> EXERCISE TASK
Skip the pictures. Transcribe the rest of the data below without changing a word.

* * * *

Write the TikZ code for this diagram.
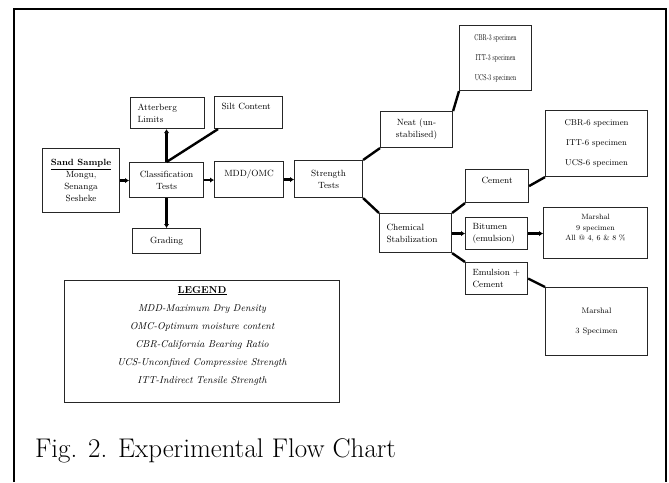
\documentclass[tikz,border=0pt]{standalone}
\usetikzlibrary{arrows.meta}
\newcommand{\narrowtxt}[1]{\scalebox{0.66}[1]{#1}}
\begin{document}
\begin{tikzpicture}[x=1pt,y=-1pt,
  box/.style={draw=black!85, line width=1.1pt, inner sep=0pt, anchor=north west,
    font=\fontsize{9}{12}\selectfont, align=center},
  lbox/.style={box, align=left, inner xsep=7pt},
  spec/.style={box, font=\fontsize{8.5}{20}\selectfont},
  conn/.style={line width=2.4pt},
  arr/.style={conn, -{Latex[length=4pt,width=5.5pt]}}]
\useasboundingbox (0,0) rectangle (669,482);
\draw[line width=2pt] (14,482) -- (14,9) -- (666,9) -- (666,482);

\node[box, minimum width=77pt, minimum height=64pt, font=\fontsize{9}{11.8}\selectfont] (sand) at (42,148)
  {\textbf{\underline{Sand Sample}}\\Mongu,\\Senanga\\Sesheke};
\node[box, minimum width=74pt, minimum height=35pt] (class) at (129,162) {Classification\\Tests};
\node[lbox, minimum width=74pt, minimum height=31pt, text width=60pt] (atter) at (130,97) {Atterberg\\Limits};
\node[lbox, minimum width=68pt, minimum height=32pt, text width=54pt] (silt) at (214,96) {Silt Content\\\phantom{X}};
\node[box, minimum width=68pt, minimum height=25pt] (grad) at (132,228) {Grading};
\node[box, minimum width=69pt, minimum height=36pt] (mdd) at (214,161) {MDD/OMC\\\phantom{X}};
\node[box, minimum width=68pt, minimum height=37pt] (str) at (294,160) {Strength\\Tests};
\node[box, minimum width=72pt, minimum height=36pt] (neat) at (380,111) {Neat (un-\\stabilised)};
\node[spec, minimum width=72pt, minimum height=65pt] (spec3) at (459,25)
  {\narrowtxt{CBR-3 specimen}\\\narrowtxt{ITT-3 specimen}\\\narrowtxt{UCS-3 specimen}};
\node[spec, minimum width=102pt, minimum height=66pt] (spec6) at (545,110)
  {CBR-6 specimen\\ITT-6 specimen\\UCS-6 specimen};
\node[lbox, minimum width=72pt, minimum height=39pt, text width=58pt] (chem) at (379,213) {Chemical\\Stabilization};
\node[box, minimum width=63pt, minimum height=33pt] (cement) at (465,169) {Cement\\\phantom{X}};
\node[lbox, minimum width=62pt, minimum height=32pt, text width=48pt] (bitumen) at (465,217) {Bitumen\\(emulsion)};
\node[box, minimum width=104pt, minimum height=51pt, font=\fontsize{7.6}{10.5}\selectfont] (marsh9) at (543,207)
  {Marshal\\9 specimen\\All @ 4, 6 \& 8 \%\\\phantom{X}};
\node[lbox, minimum width=62pt, minimum height=32pt, text width=48pt] (emul) at (465,262) {Emulsion +\\Cement};
\node[spec, minimum width=102pt, minimum height=68pt, font=\fontsize{8}{20}\selectfont] (marsh3) at (545,287) {Marshal\\3 Specimen};

\node[box, minimum width=275pt, minimum height=122pt, font=\fontsize{10}{18}\selectfont\itshape] (legend) at (64,280)
  {\mbox{\underline{\textbf{\upshape LEGEND}}}\\MDD-Maximum Dry Density\\OMC-Optimum moisture content\\CBR-California Bearing Ratio\\UCS-Unconfined Compressive Strength\\ITT-Indirect Tensile Strength\\[-4pt]\phantom{X}};

\node[anchor=base west, inner sep=0pt, font=\fontsize{27}{30}\selectfont] (cap) at (35,457) {Fig. 2. Experimental Flow Chart};

\draw[arr] (sand.east) -- (sand.east -| class.west);
\draw[arr] (class.east) -- (class.east -| mdd.west);
\draw[arr] (mdd.east) -- (mdd.east -| str.west);
\draw[arr] (class.north) -- (class.north |- atter.south);
\draw[conn] (class.north) -- ([xshift=4pt]silt.south west);
\draw[arr] (class.south) -- (class.south |- grad.north);
\draw[conn] (str.north east) -- (neat.south west);
\draw[conn] (str.south east) -- (chem.north west);
\draw[conn] (neat.north east) -- (spec3.south west);
\draw[conn] (cement.east) -- (spec6.south west);
\draw[conn] (chem.north east) -- (cement.south west);
\draw[arr] (bitumen.west -| chem.east) -- (bitumen.west);
\draw[arr] (bitumen.east) -- (bitumen.east -| marsh9.west);
\draw[conn] (chem.south east) -- (emul.north west);
\draw[conn] (emul.east) -- (marsh3.north west);
\end{tikzpicture}
\end{document}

* * * *

> TASK RESPONSE
Write the TikZ code for this diagram.
\documentclass[tikz,border=0pt]{standalone}
\usetikzlibrary{arrows.meta}
\newcommand{\narrowtxt}[1]{\scalebox{0.66}[1]{#1}}
\begin{document}
\begin{tikzpicture}[x=1pt,y=-1pt,
  box/.style={draw=black!85, line width=1.1pt, inner sep=0pt, anchor=north west,
    font=\fontsize{9}{12}\selectfont, align=center},
  lbox/.style={box, align=left, inner xsep=7pt},
  spec/.style={box, font=\fontsize{8.5}{20}\selectfont},
  conn/.style={line width=2.4pt},
  arr/.style={conn, -{Latex[length=4pt,width=5.5pt]}}]
\useasboundingbox (0,0) rectangle (669,482);
\draw[line width=2pt] (14,482) -- (14,9) -- (666,9) -- (666,482);

\node[box, minimum width=77pt, minimum height=64pt, font=\fontsize{9}{11.8}\selectfont] (sand) at (42,148)
  {\textbf{\underline{Sand Sample}}\\Mongu,\\Senanga\\Sesheke};
\node[box, minimum width=74pt, minimum height=35pt] (class) at (129,162) {Classification\\Tests};
\node[lbox, minimum width=74pt, minimum height=31pt, text width=60pt] (atter) at (130,97) {Atterberg\\Limits};
\node[lbox, minimum width=68pt, minimum height=32pt, text width=54pt] (silt) at (214,96) {Silt Content\\\phantom{X}};
\node[box, minimum width=68pt, minimum height=25pt] (grad) at (132,228) {Grading};
\node[box, minimum width=69pt, minimum height=36pt] (mdd) at (214,161) {MDD/OMC\\\phantom{X}};
\node[box, minimum width=68pt, minimum height=37pt] (str) at (294,160) {Strength\\Tests};
\node[box, minimum width=72pt, minimum height=36pt] (neat) at (380,111) {Neat (un-\\stabilised)};
\node[spec, minimum width=72pt, minimum height=65pt] (spec3) at (459,25)
  {\narrowtxt{CBR-3 specimen}\\\narrowtxt{ITT-3 specimen}\\\narrowtxt{UCS-3 specimen}};
\node[spec, minimum width=102pt, minimum height=66pt] (spec6) at (545,110)
  {CBR-6 specimen\\ITT-6 specimen\\UCS-6 specimen};
\node[lbox, minimum width=72pt, minimum height=39pt, text width=58pt] (chem) at (379,213) {Chemical\\Stabilization};
\node[box, minimum width=63pt, minimum height=33pt] (cement) at (465,169) {Cement\\\phantom{X}};
\node[lbox, minimum width=62pt, minimum height=32pt, text width=48pt] (bitumen) at (465,217) {Bitumen\\(emulsion)};
\node[box, minimum width=104pt, minimum height=51pt, font=\fontsize{7.6}{10.5}\selectfont] (marsh9) at (543,207)
  {Marshal\\9 specimen\\All @ 4, 6 \& 8 \%\\\phantom{X}};
\node[lbox, minimum width=62pt, minimum height=32pt, text width=48pt] (emul) at (465,262) {Emulsion +\\Cement};
\node[spec, minimum width=102pt, minimum height=68pt, font=\fontsize{8}{20}\selectfont] (marsh3) at (545,287) {Marshal\\3 Specimen};

\node[box, minimum width=275pt, minimum height=122pt, font=\fontsize{10}{18}\selectfont\itshape] (legend) at (64,280)
  {\mbox{\underline{\textbf{\upshape LEGEND}}}\\MDD-Maximum Dry Density\\OMC-Optimum moisture content\\CBR-California Bearing Ratio\\UCS-Unconfined Compressive Strength\\ITT-Indirect Tensile Strength\\[-4pt]\phantom{X}};

\node[anchor=base west, inner sep=0pt, font=\fontsize{27}{30}\selectfont] (cap) at (35,457) {Fig. 2. Experimental Flow Chart};

\draw[arr] (sand.east) -- (sand.east -| class.west);
\draw[arr] (class.east) -- (class.east -| mdd.west);
\draw[arr] (mdd.east) -- (mdd.east -| str.west);
\draw[arr] (class.north) -- (class.north |- atter.south);
\draw[conn] (class.north) -- ([xshift=4pt]silt.south west);
\draw[arr] (class.south) -- (class.south |- grad.north);
\draw[conn] (str.north east) -- (neat.south west);
\draw[conn] (str.south east) -- (chem.north west);
\draw[conn] (neat.north east) -- (spec3.south west);
\draw[conn] (cement.east) -- (spec6.south west);
\draw[conn] (chem.north east) -- (cement.south west);
\draw[arr] (bitumen.west -| chem.east) -- (bitumen.west);
\draw[arr] (bitumen.east) -- (bitumen.east -| marsh9.west);
\draw[conn] (chem.south east) -- (emul.north west);
\draw[conn] (emul.east) -- (marsh3.north west);
\end{tikzpicture}
\end{document}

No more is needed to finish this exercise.